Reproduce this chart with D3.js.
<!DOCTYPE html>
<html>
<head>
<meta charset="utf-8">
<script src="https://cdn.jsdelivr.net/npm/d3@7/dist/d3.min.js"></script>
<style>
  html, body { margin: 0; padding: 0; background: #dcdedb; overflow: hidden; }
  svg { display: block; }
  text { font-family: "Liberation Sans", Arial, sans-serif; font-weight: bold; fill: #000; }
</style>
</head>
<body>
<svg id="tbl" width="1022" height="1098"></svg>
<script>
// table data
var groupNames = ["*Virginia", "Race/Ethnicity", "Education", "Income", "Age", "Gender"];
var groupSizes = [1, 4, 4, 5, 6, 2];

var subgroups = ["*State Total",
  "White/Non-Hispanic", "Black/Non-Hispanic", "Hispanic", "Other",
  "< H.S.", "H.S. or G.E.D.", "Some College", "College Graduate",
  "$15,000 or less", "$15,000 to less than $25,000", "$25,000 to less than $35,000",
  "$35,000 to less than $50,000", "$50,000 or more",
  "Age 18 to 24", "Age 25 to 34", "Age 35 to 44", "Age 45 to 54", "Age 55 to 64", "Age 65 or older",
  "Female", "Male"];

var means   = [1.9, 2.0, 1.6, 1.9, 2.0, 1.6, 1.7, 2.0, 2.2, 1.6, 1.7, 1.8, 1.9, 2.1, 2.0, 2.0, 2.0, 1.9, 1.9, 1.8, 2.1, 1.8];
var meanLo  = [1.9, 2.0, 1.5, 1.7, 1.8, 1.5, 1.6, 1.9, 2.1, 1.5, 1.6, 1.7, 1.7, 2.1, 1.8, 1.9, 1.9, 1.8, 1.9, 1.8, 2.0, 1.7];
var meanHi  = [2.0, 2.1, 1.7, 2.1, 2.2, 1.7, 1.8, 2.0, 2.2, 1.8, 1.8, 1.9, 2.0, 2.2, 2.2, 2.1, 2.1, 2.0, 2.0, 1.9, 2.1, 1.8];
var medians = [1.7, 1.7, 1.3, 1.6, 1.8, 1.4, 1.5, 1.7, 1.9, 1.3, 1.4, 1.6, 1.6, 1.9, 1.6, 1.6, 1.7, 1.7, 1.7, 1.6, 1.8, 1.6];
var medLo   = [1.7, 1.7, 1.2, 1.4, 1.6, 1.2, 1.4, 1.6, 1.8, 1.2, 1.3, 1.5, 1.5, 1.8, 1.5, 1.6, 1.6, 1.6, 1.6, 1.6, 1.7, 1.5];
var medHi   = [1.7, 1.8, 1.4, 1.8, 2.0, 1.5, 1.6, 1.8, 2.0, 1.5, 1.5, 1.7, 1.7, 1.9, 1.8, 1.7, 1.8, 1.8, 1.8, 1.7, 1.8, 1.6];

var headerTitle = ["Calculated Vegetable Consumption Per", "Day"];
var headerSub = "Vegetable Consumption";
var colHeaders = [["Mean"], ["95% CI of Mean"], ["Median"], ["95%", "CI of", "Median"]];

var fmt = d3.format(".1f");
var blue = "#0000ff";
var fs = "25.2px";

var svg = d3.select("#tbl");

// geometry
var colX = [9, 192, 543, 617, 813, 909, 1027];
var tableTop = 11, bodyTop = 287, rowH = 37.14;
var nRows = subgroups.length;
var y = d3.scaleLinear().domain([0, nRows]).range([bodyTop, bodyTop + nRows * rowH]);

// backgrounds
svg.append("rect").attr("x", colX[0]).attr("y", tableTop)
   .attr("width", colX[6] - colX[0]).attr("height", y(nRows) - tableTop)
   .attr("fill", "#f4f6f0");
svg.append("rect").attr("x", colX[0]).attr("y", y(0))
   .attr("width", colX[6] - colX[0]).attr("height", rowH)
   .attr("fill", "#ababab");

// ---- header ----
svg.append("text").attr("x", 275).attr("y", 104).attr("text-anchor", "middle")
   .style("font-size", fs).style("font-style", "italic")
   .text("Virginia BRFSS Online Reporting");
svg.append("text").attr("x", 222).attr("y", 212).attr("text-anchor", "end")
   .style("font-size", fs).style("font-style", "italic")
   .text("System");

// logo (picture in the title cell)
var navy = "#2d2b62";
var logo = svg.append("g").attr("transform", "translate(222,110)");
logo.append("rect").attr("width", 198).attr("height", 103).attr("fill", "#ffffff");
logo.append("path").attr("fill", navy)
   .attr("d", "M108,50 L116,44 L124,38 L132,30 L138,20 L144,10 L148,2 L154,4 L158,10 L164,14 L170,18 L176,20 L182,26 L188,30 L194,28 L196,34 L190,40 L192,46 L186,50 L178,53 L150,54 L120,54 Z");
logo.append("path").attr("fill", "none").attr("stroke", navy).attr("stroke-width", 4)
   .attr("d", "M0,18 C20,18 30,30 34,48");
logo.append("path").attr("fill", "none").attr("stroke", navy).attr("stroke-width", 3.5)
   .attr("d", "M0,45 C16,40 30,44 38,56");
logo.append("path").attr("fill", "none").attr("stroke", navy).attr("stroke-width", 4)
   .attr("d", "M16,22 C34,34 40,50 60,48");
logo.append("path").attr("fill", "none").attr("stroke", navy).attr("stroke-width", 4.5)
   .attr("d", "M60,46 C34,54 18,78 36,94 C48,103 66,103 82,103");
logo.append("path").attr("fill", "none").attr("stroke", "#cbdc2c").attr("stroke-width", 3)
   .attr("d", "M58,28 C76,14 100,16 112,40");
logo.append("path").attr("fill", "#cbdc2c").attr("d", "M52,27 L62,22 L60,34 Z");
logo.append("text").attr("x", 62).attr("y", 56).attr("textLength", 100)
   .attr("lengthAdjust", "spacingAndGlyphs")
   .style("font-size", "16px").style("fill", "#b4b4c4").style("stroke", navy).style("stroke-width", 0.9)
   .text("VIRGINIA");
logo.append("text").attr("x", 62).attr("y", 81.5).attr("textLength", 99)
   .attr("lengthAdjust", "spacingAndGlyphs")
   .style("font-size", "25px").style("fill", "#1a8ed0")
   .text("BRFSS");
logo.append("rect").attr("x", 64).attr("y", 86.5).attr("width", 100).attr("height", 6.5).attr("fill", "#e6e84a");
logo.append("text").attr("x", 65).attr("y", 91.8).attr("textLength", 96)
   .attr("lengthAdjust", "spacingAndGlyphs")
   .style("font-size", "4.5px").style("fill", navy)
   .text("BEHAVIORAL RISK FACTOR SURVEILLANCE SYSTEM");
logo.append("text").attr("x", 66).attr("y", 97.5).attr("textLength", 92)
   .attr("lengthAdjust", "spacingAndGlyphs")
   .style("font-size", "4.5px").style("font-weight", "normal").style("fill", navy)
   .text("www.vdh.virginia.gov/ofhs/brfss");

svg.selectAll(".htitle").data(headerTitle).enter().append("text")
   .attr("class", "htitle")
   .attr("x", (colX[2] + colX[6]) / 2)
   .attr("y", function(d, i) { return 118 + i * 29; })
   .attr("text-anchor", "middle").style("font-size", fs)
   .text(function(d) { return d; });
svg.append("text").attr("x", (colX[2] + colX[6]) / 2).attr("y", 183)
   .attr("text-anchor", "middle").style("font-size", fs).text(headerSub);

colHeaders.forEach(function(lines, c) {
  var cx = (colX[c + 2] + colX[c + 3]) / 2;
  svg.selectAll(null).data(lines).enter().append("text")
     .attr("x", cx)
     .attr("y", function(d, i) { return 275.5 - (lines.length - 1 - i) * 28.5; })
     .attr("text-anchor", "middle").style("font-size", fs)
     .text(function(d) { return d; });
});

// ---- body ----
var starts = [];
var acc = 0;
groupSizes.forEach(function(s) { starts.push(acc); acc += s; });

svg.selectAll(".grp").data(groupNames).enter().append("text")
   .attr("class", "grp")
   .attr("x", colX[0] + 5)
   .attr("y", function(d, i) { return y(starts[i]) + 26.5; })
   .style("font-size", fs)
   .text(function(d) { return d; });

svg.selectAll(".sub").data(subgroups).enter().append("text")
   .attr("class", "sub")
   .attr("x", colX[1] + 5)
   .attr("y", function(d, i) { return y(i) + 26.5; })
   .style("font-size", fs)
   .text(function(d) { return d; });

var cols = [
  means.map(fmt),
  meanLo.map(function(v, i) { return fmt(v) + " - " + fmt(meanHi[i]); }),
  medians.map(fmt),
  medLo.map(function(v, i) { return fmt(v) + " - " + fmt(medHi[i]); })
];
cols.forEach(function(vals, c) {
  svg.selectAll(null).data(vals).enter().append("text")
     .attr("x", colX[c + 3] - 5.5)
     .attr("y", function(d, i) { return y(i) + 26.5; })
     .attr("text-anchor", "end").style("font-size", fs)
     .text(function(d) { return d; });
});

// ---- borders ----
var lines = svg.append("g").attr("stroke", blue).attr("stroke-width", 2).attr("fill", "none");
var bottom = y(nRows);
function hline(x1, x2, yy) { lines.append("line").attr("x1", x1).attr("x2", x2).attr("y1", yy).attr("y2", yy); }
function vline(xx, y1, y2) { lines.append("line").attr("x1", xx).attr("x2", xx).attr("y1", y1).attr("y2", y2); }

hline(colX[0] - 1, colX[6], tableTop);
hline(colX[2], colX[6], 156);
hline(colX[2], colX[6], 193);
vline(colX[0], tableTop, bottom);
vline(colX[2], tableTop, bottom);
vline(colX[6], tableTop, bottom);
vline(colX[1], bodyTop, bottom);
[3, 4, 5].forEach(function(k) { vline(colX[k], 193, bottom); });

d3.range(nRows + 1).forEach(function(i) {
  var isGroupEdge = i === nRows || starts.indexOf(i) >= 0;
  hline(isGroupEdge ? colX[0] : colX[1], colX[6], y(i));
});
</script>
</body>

-=-=-

Task prompt: Word for word, quote the lines of the material from the first line through the line with "var groupSizes = [1, 4, 4, 5, 6, 2];", both ends included.

Output of the exercise:
Reproduce this chart with D3.js.
<!DOCTYPE html>
<html>
<head>
<meta charset="utf-8">
<script src="https://cdn.jsdelivr.net/npm/d3@7/dist/d3.min.js"></script>
<style>
  html, body { margin: 0; padding: 0; background: #dcdedb; overflow: hidden; }
  svg { display: block; }
  text { font-family: "Liberation Sans", Arial, sans-serif; font-weight: bold; fill: #000; }
</style>
</head>
<body>
<svg id="tbl" width="1022" height="1098"></svg>
<script>
// table data
var groupNames = ["*Virginia", "Race/Ethnicity", "Education", "Income", "Age", "Gender"];
var groupSizes = [1, 4, 4, 5, 6, 2];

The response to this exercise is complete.